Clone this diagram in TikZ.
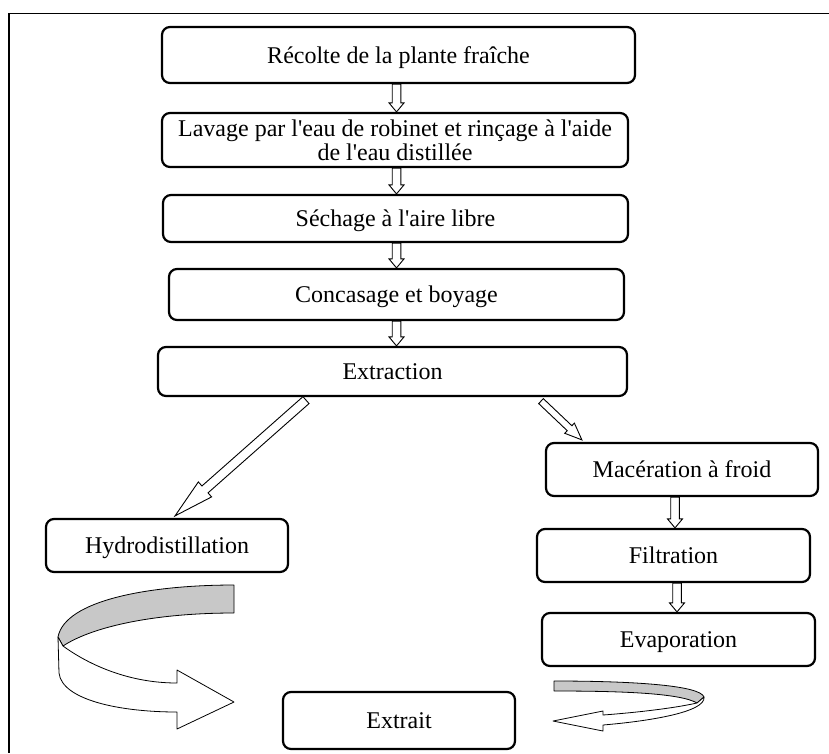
\documentclass[tikz,border=0pt]{standalone}
\usepackage{fontspec}
\setmainfont{Liberation Serif}[Ligatures=TeXOff]
\usetikzlibrary{calc}
\tikzset{
  stepbox/.style={draw, line width=2.2pt, rounded corners=8pt, inner sep=0pt,
    font=\fontsize{24}{24}\selectfont},
  oneline/.style={text height=16pt, text depth=0pt},
  hollow/.style={draw, line width=0.9pt, fill=white, line join=miter},
  ribbon/.style={draw, line width=0.8pt, line join=round}
}
\definecolor{ribbongray}{RGB}{200,200,200}
\newcommand{\harrowfig}[5]{%
  \coordinate (ha-s) at (#1);
  \coordinate (ha-e) at (#2);
  \coordinate (ha-b) at ($(ha-e)!#5!(ha-s)$);
  \draw[hollow] ($(ha-s)!#3!90:(ha-e)$) -- ($(ha-b)!#3!-90:(ha-s)$) --
    ($(ha-b)!#4!-90:(ha-s)$) -- (ha-e) -- ($(ha-b)!#4!90:(ha-s)$) --
    ($(ha-b)!#3!90:(ha-s)$) -- ($(ha-s)!#3!-90:(ha-e)$) -- cycle;}
\begin{document}
\begin{tikzpicture}[x=1pt,y=-1pt]
\useasboundingbox (0,0) rectangle (829,753);
\fill[white] (0,0) rectangle (829,753);
\draw[line width=1.6pt] (829,13.5) -- (9,13.5) -- (9,753);

% left column
\node[stepbox, oneline, minimum width=473pt, minimum height=56pt] (r1) at (398.5,55) {Récolte de la plante fraîche};
\node[stepbox, align=center, minimum width=466pt, minimum height=54pt] (r2) at (395,140) {Lavage par l'eau de robinet et rinçage à l'aide\\de l'eau distillée};
\node[stepbox, oneline, minimum width=465pt, minimum height=47pt] (r3) at (395.5,218.5) {Séchage à l'aire libre};
\node[stepbox, oneline, minimum width=455pt, minimum height=51pt] (r4) at (396.5,294.5) {Concasage et boyage};
\node[stepbox, oneline, minimum width=469pt, minimum height=49pt] (r5) at (392.5,371.5) {Extraction};

% branches
\node[stepbox, oneline, minimum width=272pt, minimum height=53pt] (mac) at (682,469.5) {Macération à froid};
\node[stepbox, oneline, minimum width=242pt, minimum height=53pt] (hyd) at (167,545.5) {Hydrodistillation};
\node[stepbox, oneline, minimum width=273pt, minimum height=53pt] (filt) at (673.5,555.5) {Filtration};
\node[stepbox, oneline, minimum width=273pt, minimum height=53pt] (evap) at (678.5,639.5) {Evaporation};
\node[stepbox, oneline, minimum width=232pt, minimum height=57pt] (ext) at (399,720.5) {Extrait};

% vertical hollow arrows
\harrowfig{r4.north |- r1.south}{r4.north |- r2.north}{4.3pt}{7.5pt}{9pt}
\harrowfig{r4.north |- r2.south}{r4.north |- r3.north}{4.3pt}{7.5pt}{9pt}
\harrowfig{r4.north |- r3.south}{r4.north}{4.3pt}{7.5pt}{9pt}
\harrowfig{r4.south}{r4.south |- r5.north}{4.3pt}{7.5pt}{9pt}
\harrowfig{$(filt.north |- mac.south)+(1.5,0)$}{$(filt.north)+(1.5,0)$}{4.3pt}{7.5pt}{9pt}
\harrowfig{$(filt.south)+(3.5,0)$}{$(filt.south |- evap.north)+(3.5,0)$}{4.3pt}{7.5pt}{9pt}

% diagonal hollow arrows
\harrowfig{$(r5.south)+(-86.5,3)$}{$(hyd.north)+(8,-2)$}{4.6pt}{10pt}{40pt}
\harrowfig{$(r5.south)+(148.5,4)$}{$(mac.north west)+(37,-2)$}{3.4pt}{7pt}{17pt}

% big ribbon arrow (Hydrodistillation -> Extrait)
\draw[ribbon, fill=ribbongray] (234,585) .. controls (150,585) and (65,600) .. (58,637)
  -- (63,646) .. controls (90,628) and (150,613) .. (234,613) -- cycle;
\draw[ribbon, fill=white] (58,637) -- (59,673) .. controls (62,700) and (120,712) .. (177,712)
  -- (177,729) -- (234,702) -- (177,670) -- (177,683)
  .. controls (125,683) and (85,662) .. (63,646) -- cycle;

% small ribbon arrow (Evaporation -> Extrait)
\draw[ribbon, fill=ribbongray] (554,681) .. controls (630,681) and (700,685) .. (704,697)
  -- (697,703) .. controls (680,693) and (620,691) .. (554,691) -- cycle;
\draw[ribbon, fill=white] (697,703) .. controls (670,709) and (630,713) .. (603,715)
  -- (603,711) -- (553,721) -- (603,731) -- (603,725)
  .. controls (650,721) and (706,712) .. (704,697) -- cycle;
\end{tikzpicture}
\end{document}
────────────────────
> _TASK TO COMPLETE_: Output a faithful copy of the data, with each picture left out.

> _EXPECTED ANSWER_:
Clone this diagram in TikZ.
\documentclass[tikz,border=0pt]{standalone}
\usepackage{fontspec}
\setmainfont{Liberation Serif}[Ligatures=TeXOff]
\usetikzlibrary{calc}
\tikzset{
  stepbox/.style={draw, line width=2.2pt, rounded corners=8pt, inner sep=0pt,
    font=\fontsize{24}{24}\selectfont},
  oneline/.style={text height=16pt, text depth=0pt},
  hollow/.style={draw, line width=0.9pt, fill=white, line join=miter},
  ribbon/.style={draw, line width=0.8pt, line join=round}
}
\definecolor{ribbongray}{RGB}{200,200,200}
\newcommand{\harrowfig}[5]{%
  \coordinate (ha-s) at (#1);
  \coordinate (ha-e) at (#2);
  \coordinate (ha-b) at ($(ha-e)!#5!(ha-s)$);
  \draw[hollow] ($(ha-s)!#3!90:(ha-e)$) -- ($(ha-b)!#3!-90:(ha-s)$) --
    ($(ha-b)!#4!-90:(ha-s)$) -- (ha-e) -- ($(ha-b)!#4!90:(ha-s)$) --
    ($(ha-b)!#3!90:(ha-s)$) -- ($(ha-s)!#3!-90:(ha-e)$) -- cycle;}
\begin{document}
\begin{tikzpicture}[x=1pt,y=-1pt]
\useasboundingbox (0,0) rectangle (829,753);
\fill[white] (0,0) rectangle (829,753);
\draw[line width=1.6pt] (829,13.5) -- (9,13.5) -- (9,753);

% left column
\node[stepbox, oneline, minimum width=473pt, minimum height=56pt] (r1) at (398.5,55) {Récolte de la plante fraîche};
\node[stepbox, align=center, minimum width=466pt, minimum height=54pt] (r2) at (395,140) {Lavage par l'eau de robinet et rinçage à l'aide\\de l'eau distillée};
\node[stepbox, oneline, minimum width=465pt, minimum height=47pt] (r3) at (395.5,218.5) {Séchage à l'aire libre};
\node[stepbox, oneline, minimum width=455pt, minimum height=51pt] (r4) at (396.5,294.5) {Concasage et boyage};
\node[stepbox, oneline, minimum width=469pt, minimum height=49pt] (r5) at (392.5,371.5) {Extraction};

% branches
\node[stepbox, oneline, minimum width=272pt, minimum height=53pt] (mac) at (682,469.5) {Macération à froid};
\node[stepbox, oneline, minimum width=242pt, minimum height=53pt] (hyd) at (167,545.5) {Hydrodistillation};
\node[stepbox, oneline, minimum width=273pt, minimum height=53pt] (filt) at (673.5,555.5) {Filtration};
\node[stepbox, oneline, minimum width=273pt, minimum height=53pt] (evap) at (678.5,639.5) {Evaporation};
\node[stepbox, oneline, minimum width=232pt, minimum height=57pt] (ext) at (399,720.5) {Extrait};

% vertical hollow arrows
\harrowfig{r4.north |- r1.south}{r4.north |- r2.north}{4.3pt}{7.5pt}{9pt}
\harrowfig{r4.north |- r2.south}{r4.north |- r3.north}{4.3pt}{7.5pt}{9pt}
\harrowfig{r4.north |- r3.south}{r4.north}{4.3pt}{7.5pt}{9pt}
\harrowfig{r4.south}{r4.south |- r5.north}{4.3pt}{7.5pt}{9pt}
\harrowfig{$(filt.north |- mac.south)+(1.5,0)$}{$(filt.north)+(1.5,0)$}{4.3pt}{7.5pt}{9pt}
\harrowfig{$(filt.south)+(3.5,0)$}{$(filt.south |- evap.north)+(3.5,0)$}{4.3pt}{7.5pt}{9pt}

% diagonal hollow arrows
\harrowfig{$(r5.south)+(-86.5,3)$}{$(hyd.north)+(8,-2)$}{4.6pt}{10pt}{40pt}
\harrowfig{$(r5.south)+(148.5,4)$}{$(mac.north west)+(37,-2)$}{3.4pt}{7pt}{17pt}

% big ribbon arrow (Hydrodistillation -> Extrait)
\draw[ribbon, fill=ribbongray] (234,585) .. controls (150,585) and (65,600) .. (58,637)
  -- (63,646) .. controls (90,628) and (150,613) .. (234,613) -- cycle;
\draw[ribbon, fill=white] (58,637) -- (59,673) .. controls (62,700) and (120,712) .. (177,712)
  -- (177,729) -- (234,702) -- (177,670) -- (177,683)
  .. controls (125,683) and (85,662) .. (63,646) -- cycle;

% small ribbon arrow (Evaporation -> Extrait)
\draw[ribbon, fill=ribbongray] (554,681) .. controls (630,681) and (700,685) .. (704,697)
  -- (697,703) .. controls (680,693) and (620,691) .. (554,691) -- cycle;
\draw[ribbon, fill=white] (697,703) .. controls (670,709) and (630,713) .. (603,715)
  -- (603,711) -- (553,721) -- (603,731) -- (603,725)
  .. controls (650,721) and (706,712) .. (704,697) -- cycle;
\end{tikzpicture}
\end{document}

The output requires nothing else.